Escursioni. Termiche.

Creato il 13 ottobre 2012 da Unarosaverde

Rientro da Madrid, ancora calda di scampoli estivi, giovedi sera, con il solito volo come al solito in ritardo di Ryan Air- compagnia aerea per carri bestiame -, in una Orio bagnata di umidita’ e rarefatta di nebbiolina. Sono molto seccata per una discussione lavorativa in cui si e’ riproposta, per l’ennesima volta, la tecnica dello scaricabarile di colpe, di chi si cerca responsabilita’ senza essere capace di sostenerne il peso. Sono entusiasta per il progetto che sto seguendo di cui comincio ad intravedere la struttura che si costruisce, seppure ci sia tantissimo da fare. Sono stanchissima e assonnata: a casa arrivo verso le 23.00, disfo una borsa, ne finisco un’altra, mi lavo, faccio quattro chiacchiere con mio padre e spengo la luce a mezzanotte, nell’odore familiare delle mie mura.

La mattina di venerdi in ufficio e’ intensa di decisioni da prendere, riunioni di controllo, telefonate con risposte rimaste in sospeso mentre non c’ero. Tiro un sospiro verso l’una, quando scivolo in auto, guido verso la citta’, raccolgo la mia compagna di viaggio e punto verso un altro aereoporto, verso un altro viaggio.

La sera Bruxelles e’ fresca di autunno del nord, umida di pioggia, raccolta attorno alla Grand Place illuminata e affascinante. Il termometro segna 13 gradi: rabbrividisco e mi infilo sotto il piumone in albergo.

Oggi Bruges era malinconica sotto la pioggia che ha continuato imperterrita a lavarci. Chissa’ che meraviglia sotto il sole, se anche cosi’ ogni pochi passi ci fermiamo ad osservare le facciate delle case, gli scorci dei canali. Qui ogni due vetrine di negozi ce n’e’ una traboccante di cioccolato, di praline, di biscotti. Impossibile resistere, anche solo per ammirare forme e colori e annusare l’aria che tira. Le campane della torre nella piazza centrale suonano concerti che si odono per tutte le strade del centro. Qui ogni strada regala scorci che sembrano appena usciti da un quadro fiammingo e i colori degli alberi che si preparano all’inverno con un’ultima intensa fiammata. In un giardino nascosto dietro un portone la vite canadese si arrampica rossa fino alle finestrelle bianche, lambendo una lucerna di ferro mentre i petali delle rose gialle, ancora bellissime, si piegano sotto le gocce che cadono imperterrite e rendono lucenti le pietre delle strade e solleticano l’acqua che passa sotto i ponti, accarezzando antichi muri rivestiti di muschio.
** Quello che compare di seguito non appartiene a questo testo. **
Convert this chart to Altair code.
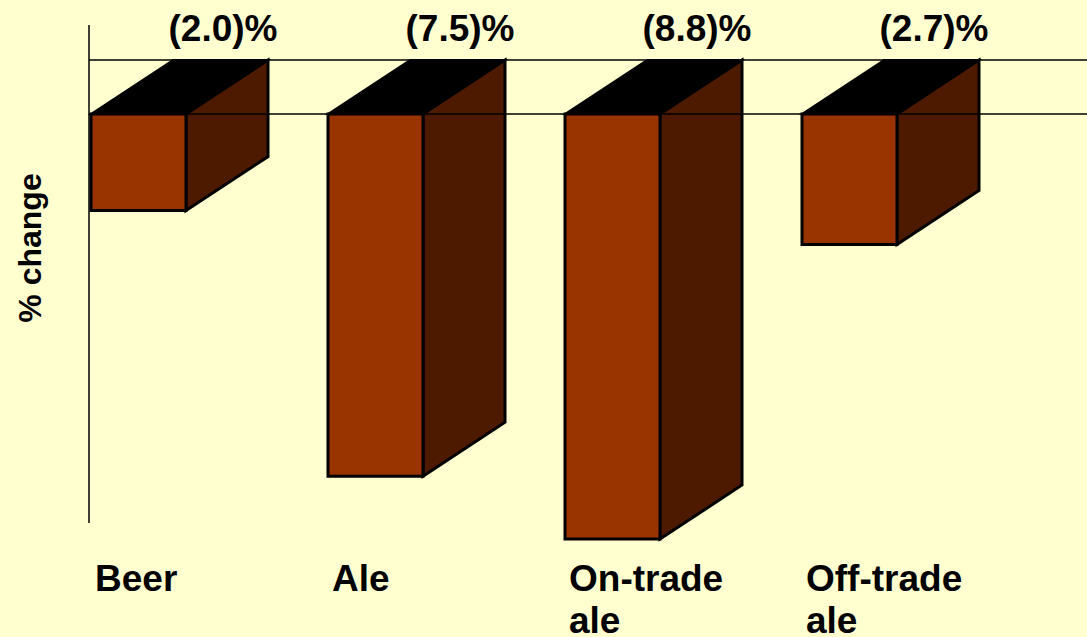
import altair as alt
import pandas as pd

categories = ["Beer", "Ale", "On-trade\nale", "Off-trade\nale"]
values = [-2.0, -7.5, -8.8, -2.7]
value_labels = ["(2.0)%", "(7.5)%", "(8.8)%", "(2.7)%"]

W, H = 1087, 637
PX_PER_UNIT = 48.3
ZERO_PX = 114
Y_TOP = ZERO_PX / PX_PER_UNIT
Y_BOT = -(H - ZERO_PX) / PX_PER_UNIT

X_START, X_STEP, BAR_W = 91, 237, 95
DX = 82
DY = 54 / PX_PER_UNIT

FRONT = "#993300"
SIDE = "#4D1A00"
BG = "#FFFFD0"

rows_front, rows_side, rows_top, rows_lab = [], [], [], []
for i, (c, v, lab) in enumerate(zip(categories, values, value_labels)):
    x0 = X_START + i * X_STEP
    x1 = x0 + BAR_W
    rows_front.append({"cat": c, "x0": x0, "x1": x1, "v": v, "z": 0.0})
    rows_side.append({"cat": c, "x": x1, "ytop": 0.0, "ybot": v})
    rows_side.append({"cat": c, "x": x1 + DX, "ytop": DY, "ybot": v + DY})
    rows_top.append({"cat": c, "y": 0.0, "xa": x0, "xb": x1})
    rows_top.append({"cat": c, "y": DY, "xa": x0 + DX, "xb": x1 + DX})
    rows_lab.append({"cat": c, "lab": lab, "xl": x0 + 132, "xc": x0 + 4})

front = pd.DataFrame(rows_front)
side = pd.DataFrame(rows_side)
top = pd.DataFrame(rows_top)
labs = pd.DataFrame(rows_lab)
hlines = pd.DataFrame({"y": [0.0, DY], "xa": [89, 89], "xb": [W, W]})

xs = alt.Scale(domain=[0, W], nice=False, zero=False)
ys = alt.Scale(domain=[Y_BOT, Y_TOP], nice=False, zero=False)

vline = alt.Chart(pd.DataFrame({"a": [0]})).mark_rule(color="black", strokeWidth=1.5).encode(
    x=alt.value(89), y=alt.value(25), y2=alt.value(523))

h_rules = alt.Chart(hlines).mark_rule(color="black", strokeWidth=1.5).encode(
    x=alt.X("xa:Q", scale=xs, axis=None), x2="xb:Q",
    y=alt.Y("y:Q", scale=ys, axis=None))

top_face = alt.Chart(top).mark_area(orient="horizontal", color="black", stroke="black", strokeWidth=2).encode(
    y=alt.Y("y:Q", scale=ys, axis=None),
    x=alt.X("xa:Q", scale=xs, axis=None),
    x2="xb:Q",
    detail="cat:N",
)

side_face = alt.Chart(side).mark_area(fill=SIDE, stroke="black", strokeWidth=3).encode(
    x=alt.X("x:Q", scale=xs, axis=None),
    y=alt.Y("ybot:Q", scale=ys, axis=None),
    y2="ytop:Q",
    detail="cat:N",
)

front_face = alt.Chart(front).mark_rect(fill=FRONT, stroke="black", strokeWidth=3).encode(
    x=alt.X("x0:Q", scale=xs, axis=None),
    x2="x1:Q",
    y=alt.Y("v:Q", scale=ys, axis=None),
    y2="z:Q",
)

val_text = alt.Chart(labs).mark_text(
    font="Liberation Sans", fontWeight="bold", fontSize=37, color="black",
    align="center", baseline="middle").encode(
    x=alt.X("xl:Q", scale=xs, axis=None),
    y=alt.value(30),
    text="lab:N",
)

cat_text = alt.Chart(labs).mark_text(
    font="Liberation Sans", fontWeight="bold", fontSize=37, color="black",
    align="left", baseline="middle", lineBreak="\n", lineHeight=42).encode(
    x=alt.X("xc:Q", scale=xs, axis=None),
    y=alt.value(580),
    text="cat:N",
)

ytitle = alt.Chart(pd.DataFrame({"t": ["% change"]})).mark_text(
    font="Liberation Sans", fontWeight="bold", fontSize=32, color="black",
    angle=270, align="center", baseline="middle").encode(
    x=alt.value(31), y=alt.value(248), text="t:N")

chart = alt.layer(
    vline, top_face, side_face, front_face, h_rules, val_text, cat_text, ytitle
).properties(
    width=W, height=H, background=BG, padding=0,
    autosize=alt.AutoSizeParams(type="none"),
).configure_view(strokeWidth=0)

chart.save("out.html", embed_options={"renderer": "svg", "actions": False})
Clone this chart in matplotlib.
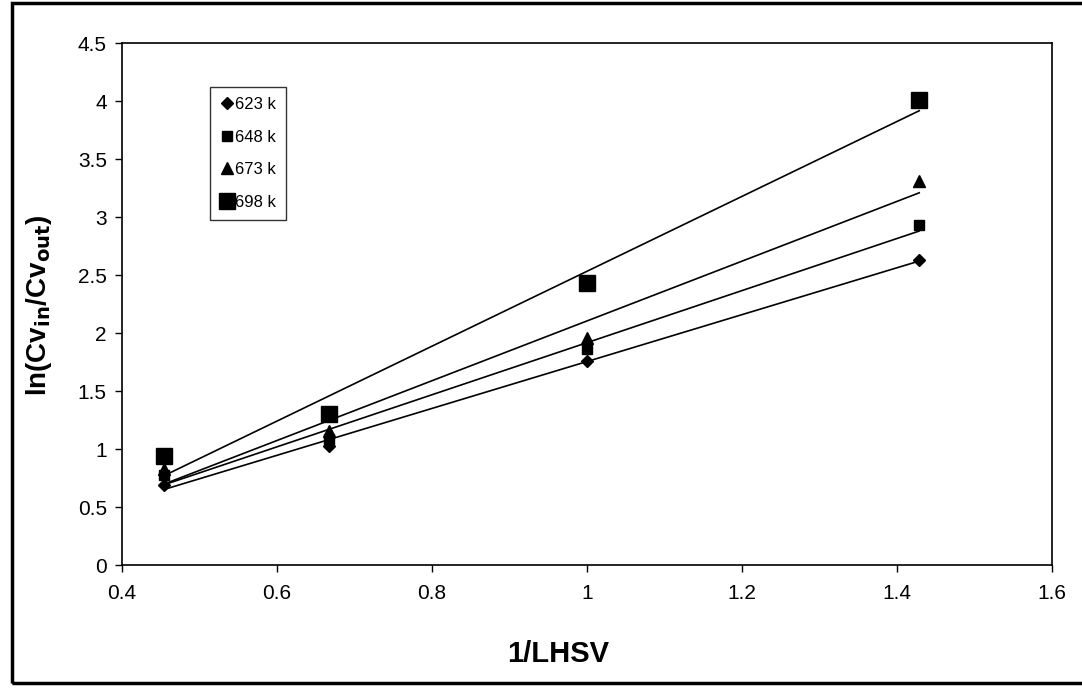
import numpy as np
import matplotlib.pyplot as plt
from matplotlib.patches import Rectangle

plt.rcParams['font.family'] = ['Liberation Sans', 'DejaVu Sans']

# 1/LHSV for LHSV = 2.2, 1.5, 1.0, 0.7
inv_lhsv = [0.4545, 0.6667, 1.0, 1.4286]

temps = ['623 k', '648 k', '673 k', '698 k']
ln_623 = [0.69, 1.03, 1.76, 2.63]
ln_648 = [0.78, 1.09, 1.86, 2.93]
ln_673 = [0.83, 1.16, 1.96, 3.31]
ln_698 = [0.94, 1.30, 2.43, 4.01]

series = [ln_623, ln_648, ln_673, ln_698]
markers = ['D', 's', '^', 's']
msizes = [6, 7, 9, 12]

fig = plt.figure(figsize=(10.82, 6.92), dpi=100)
ax = fig.add_axes([0.1128, 0.1835, 0.8595, 0.754])

x = np.array(inv_lhsv)
for ys, name, m, ms in zip(series, temps, markers, msizes):
    ax.plot(x, ys, linestyle='none', marker=m, markersize=ms, color='black', label=name)
    # linear trendline over the measured range
    k, b = np.polyfit(x, ys, 1)
    ax.plot(x[[0, -1]], k * x[[0, -1]] + b, color='black', linewidth=1.2)

ax.set_xlim(0.4, 1.6)
ax.set_ylim(0, 4.5)
ax.set_xticks(np.arange(0.4, 1.61, 0.2))
ax.set_xticklabels(['0.4', '0.6', '0.8', '1', '1.2', '1.4', '1.6'])
ax.set_yticks(np.arange(0, 4.51, 0.5))
ax.set_yticklabels(['0', '0.5', '1', '1.5', '2', '2.5', '3', '3.5', '4', '4.5'])
ax.tick_params(direction='out', length=5, width=1, labelsize=15)
ax.tick_params(axis='x', pad=9)
ax.tick_params(axis='y', pad=6)
for s in ax.spines.values():
    s.set_linewidth(1.2)

ax.set_xlabel('1/LHSV', fontsize=21, fontweight='bold')
ax.set_ylabel(r'ln(Cv$_{\mathbf{in}}$/Cv$_{\mathbf{out}}$)', fontsize=20,
              fontweight='bold')
ax.xaxis.set_label_coords(0.469, -0.144)
ax.yaxis.set_label_coords(-0.073, 0.498)

leg = ax.legend(loc='upper left', bbox_to_anchor=(0.0946, 0.916), fontsize=12,
                frameon=True, fancybox=False, edgecolor='black',
                handlelength=0.8, handletextpad=0.1, labelspacing=1.05,
                borderpad=0.6, borderaxespad=0)
leg.get_frame().set_linewidth(1.0)

# outer chart border
fig.patches.append(Rectangle((0.011, 0.013), 1.1, 0.983, transform=fig.transFigure,
                             fill=False, edgecolor='black', linewidth=2.5))

fig.savefig('out.png', dpi=100)
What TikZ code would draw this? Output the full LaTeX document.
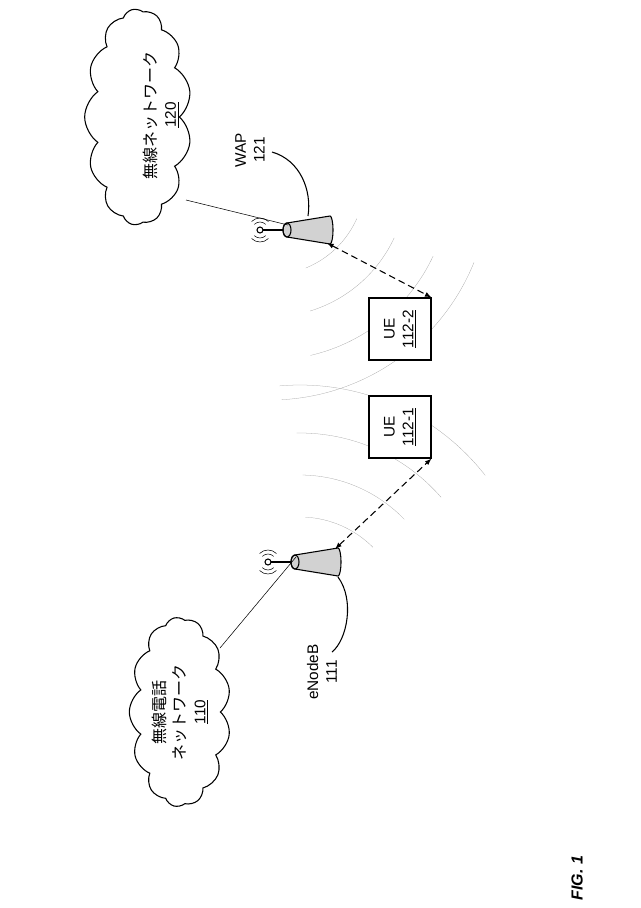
\documentclass[tikz,border=0pt]{standalone}
\usepackage{fontspec}
\setmainfont{Liberation Sans}
\newfontfamily\jp{Noto Sans CJK JP}
\usetikzlibrary{shapes.symbols,arrows.meta}
\begin{document}
\begin{tikzpicture}[x=0.75pt,y=-0.75pt,
  lbl/.style={rotate=90,font=\jp\fontsize{12}{15}\selectfont,align=center,inner sep=0},
  lat/.style={rotate=90,font=\fontsize{11.5}{14}\selectfont,align=center,inner sep=0},
  cl/.style={cloud,cloud puffs=13,cloud puff arc=110,draw,thick,aspect=2},
  wave/.style={gray!70,very thin},
  link/.style={thick,dash pattern=on 5pt off 3pt,{Latex[length=5pt]}-{Latex[length=5pt]}},
  box/.style={draw,thick,minimum width=46.5pt,minimum height=46.5pt}]
\useasboundingbox (0,0) rectangle (640,908);
% waves
\draw[wave] (270,180) ++(68:95) arc (68:24:95);
\draw[wave] (270,180) ++(73:137) arc (73:25:137);
\draw[wave] (270,180) ++(77:180) arc (77:25:180);
\draw[wave] (270,180) ++(87:220) arc (87:22:220);
\draw[wave] (300,620) ++(-87:103) arc (-87:-45:103);
\draw[wave] (300,620) ++(-89:145) arc (-89:-44:145);
\draw[wave] (300,620) ++(-91:187) arc (-91:-41:187);
\draw[wave] (300,620) ++(-95:235) arc (-95:-38:235);
% clouds
\node[cl,minimum width=162pt,minimum height=80pt,rotate=90,fill=white] (c120) at (138,117) {};
\node[cl,minimum width=142pt,minimum height=76pt,rotate=90,fill=white] (c110) at (180,712) {};
\coordinate (c120e) at (186,200);
\coordinate (c110e) at (220,648);
\node[lbl] at (150,115) {無線ネットワーク};
\node[lbl] at (172,115) {\underline{\fontsize{11.5}{14}\selectfont\rmfamily 120}};
\node[lbl] at (180,712) {無線電話\\ネットワーク\\\underline{\fontsize{11.5}{14}\selectfont\rmfamily 110}};
% towers
\foreach \n/\x/\y in {wap/287/230,enb/295/562}{
  \coordinate (\n) at (\x,\y);
  \draw[thick,fill=gray!35] (\x,\y-7) -- (\x+43,\y-14) arc (-90:90:3 and 14) -- (\x,\y+7) arc (90:270:4 and 7);
  \draw[thick] (\x,\y) ellipse (4 and 7);
  \draw[thick] (\x-4,\y) -- (\x-24,\y);
  \draw[thick] (\x-27,\y) circle (3);
  \draw (\x-27,\y) ++(45:8) arc (45:135:8);
  \draw (\x-27,\y) ++(-45:8) arc (-45:-135:8);
  \draw (\x-27,\y) ++(45:12) arc (45:135:12);
  \draw (\x-27,\y) ++(-45:12) arc (-45:-135:12);
  \coordinate (\n t) at (\x+40,\y+13);
  \coordinate (\n b) at (\x+40,\y-13);
  \coordinate (\n n) at (\x+1,\y-5);
}
% UE boxes
\node[box,fill=white] (ue2) at (400,329) {};
\node[box,fill=white] (ue1) at (400,427) {};
\node[lat] at (ue2) {UE\\\underline{112-2}};
\node[lat] at (ue1) {UE\\\underline{112-1}};
% connections
\draw (c120e) -- (wapn);
\draw (c110e) -- (enbn);
\draw[link] (wapt) -- (ue2.north east);
\draw[link] (enbb) -- (ue1.south east);
% labels
\node[lat] (wl) at (250,150) {WAP\\121};
\draw[thick] (272,152) .. controls (300,160) and (312,190) .. (308,216);
\node[lat] (el) at (322,672) {eNodeB\\111};
\draw[thick] (332,652) .. controls (347,640) and (355,600) .. (338,577);
\node[rotate=90,font=\bfseries\itshape\fontsize{12}{14}\selectfont] (fig) at (577,878) {FIG. 1};
\end{tikzpicture}
\end{document}
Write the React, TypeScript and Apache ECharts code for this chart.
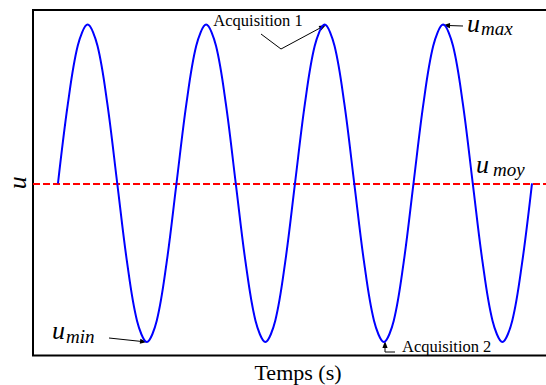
import React, { useEffect, useRef } from "react";
import * as echarts from "echarts";

// Time samples (s) and signal values (period 1.2 s, mean 0, amplitude 1)
const time = [
  0, 0.1, 0.2, 0.3, 0.4, 0.5, 0.6, 0.7, 0.8, 0.9, 1.0, 1.1,
  1.2, 1.3, 1.4, 1.5, 1.6, 1.7, 1.8, 1.9, 2.0, 2.1, 2.2, 2.3,
  2.4, 2.5, 2.6, 2.7, 2.8, 2.9, 3.0, 3.1, 3.2, 3.3, 3.4, 3.5,
  3.6, 3.7, 3.8, 3.9, 4.0, 4.1, 4.2, 4.3, 4.4, 4.5, 4.6, 4.7, 4.8,
];
const signal = [
  0, 0.5, 0.866, 1, 0.866, 0.5, 0, -0.5, -0.866, -1, -0.866, -0.5,
  0, 0.5, 0.866, 1, 0.866, 0.5, 0, -0.5, -0.866, -1, -0.866, -0.5,
  0, 0.5, 0.866, 1, 0.866, 0.5, 0, -0.5, -0.866, -1, -0.866, -0.5,
  0, 0.5, 0.866, 1, 0.866, 0.5, 0, -0.5, -0.866, -1, -0.866, -0.5,
  0,
];
const uMoy = 0;
const xRange = [-0.253, 4.972];
const yRange = [-1.085, 1.0915];

const SERIF = "Liberation Serif";

function arrowHead(tx: number, ty: number, fx: number, fy: number) {
  const dx = tx - fx;
  const dy = ty - fy;
  const len = Math.hypot(dx, dy) || 1;
  const ux = dx / len;
  const uy = dy / len;
  const L = 7;
  const W = 2.6;
  const bx = tx - ux * L;
  const by = ty - uy * L;
  return {
    type: "polygon",
    silent: true,
    shape: {
      points: [
        [tx, ty],
        [bx - uy * W, by + ux * W],
        [bx + uy * W, by - ux * W],
      ],
    },
    style: { fill: "#000" },
  };
}

function line(points: number[][]) {
  return {
    type: "polyline",
    silent: true,
    shape: { points },
    style: { stroke: "#000", lineWidth: 1, fill: null },
  };
}

function txt(x: number, y: number, text: string, size: number, italic: boolean, align = "left") {
  return {
    type: "text",
    x,
    y,
    silent: true,
    style: {
      text,
      fill: "#000",
      fontFamily: SERIF,
      fontStyle: italic ? "italic" : "normal",
      fontSize: size,
      align,
      verticalAlign: "middle",
    },
  };
}

export default function App() {
  const ref = useRef<HTMLDivElement>(null);

  useEffect(() => {
    if (!ref.current) return;
    const chart = echarts.init(ref.current, null, { renderer: "svg" });
    const data = time.map((t, i) => [t, signal[i]]);

    chart.setOption({
      animation: false,
      backgroundColor: "#fff",
      grid: {
        show: true,
        left: 33,
        top: 10,
        right: -3,
        bottom: 29.5,
        containLabel: false,
        outerBoundsMode: "none",
        borderColor: "#000",
        borderWidth: 2,
        backgroundColor: "transparent",
      },
      xAxis: {
        type: "value",
        min: xRange[0],
        max: xRange[1],
        name: "Temps (s)",
        nameLocation: "middle",
        nameGap: 6,
        nameTextStyle: {
          fontFamily: SERIF,
          fontSize: 22,
          color: "#000",
          verticalAlign: "top",
          padding: [0, 0, 0, 14],
        },
        axisLine: { show: false },
        axisTick: { show: false },
        axisLabel: { show: false },
        splitLine: { show: false },
      },
      yAxis: {
        type: "value",
        min: yRange[0],
        max: yRange[1],
        name: "u",
        nameLocation: "middle",
        nameGap: 3,
        nameRotate: 90,
        nameTextStyle: {
          fontFamily: SERIF,
          fontStyle: "italic",
          fontSize: 26,
          color: "#000",
        },
        axisLine: { show: false },
        axisTick: { show: false },
        axisLabel: { show: false },
        splitLine: { show: false },
      },
      series: [
        {
          type: "line",
          data,
          smooth: 0.34,
          showSymbol: false,
          symbol: "none",
          lineStyle: { color: "#0000ff", width: 2 },
          z: 3,
          markLine: {
            silent: true,
            symbol: ["none", "none"],
            label: { show: false },
            lineStyle: { color: "#ff0000", width: 2, type: [7, 3] },
            data: [{ yAxis: uMoy }],
            z: 2,
          },
        },
      ],
      graphic: [
        // Acquisition 1
        txt(258, 20, "Acquisition 1", 16.5, false, "center"),
        line([[261, 34], [281, 49], [321, 27.5]]),
        arrowHead(326, 25, 281, 49),
        // u_max
        line([[463, 26], [448, 25.5]]),
        arrowHead(443, 25.3, 463, 26),
        txt(467, 23, "u", 26, true),
        txt(481, 28, "max", 19, true),
        // u_moy
        txt(476, 164, "u", 26, true),
        txt(493, 169, "moy", 19, true),
        // u_min
        txt(52, 330, "u", 26, true),
        txt(66, 336, "min", 19, true),
        line([[109, 338], [142, 341.5]]),
        arrowHead(147, 342, 109, 338),
        // Acquisition 2
        line([[395, 352], [385, 352], [385, 347]]),
        arrowHead(385, 341, 385, 352),
        txt(402, 346, "Acquisition 2", 16.5, false),
      ],
    });

    return () => chart.dispose();
  }, []);

  return (
    <div
      ref={ref}
      style={{ position: "fixed", left: 0, top: 0, width: 546, height: 385, background: "#fff" }}
    />
  );
}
E mi inzuppo mentre passeggio col naso per aria, mentre fotografo qua e la’ senza riuscire a catturare l’anima di questo luogo.

Sono asciutta di nuovo, adesso, pulita e tranquilla. La pioggia ha lavato via i pensieri, lasciando riemergere la voglia di vedere il mondo che mi e’ stata insegnata fin da quando ero piccola: viaggiare per imparare, per capire, per imparare a vedere, lingue diverse per comunicare, col poco che so.

Esco di nuovo stasera. A Bruxelles non piove piu’: ci sono strade nuove da scoprire.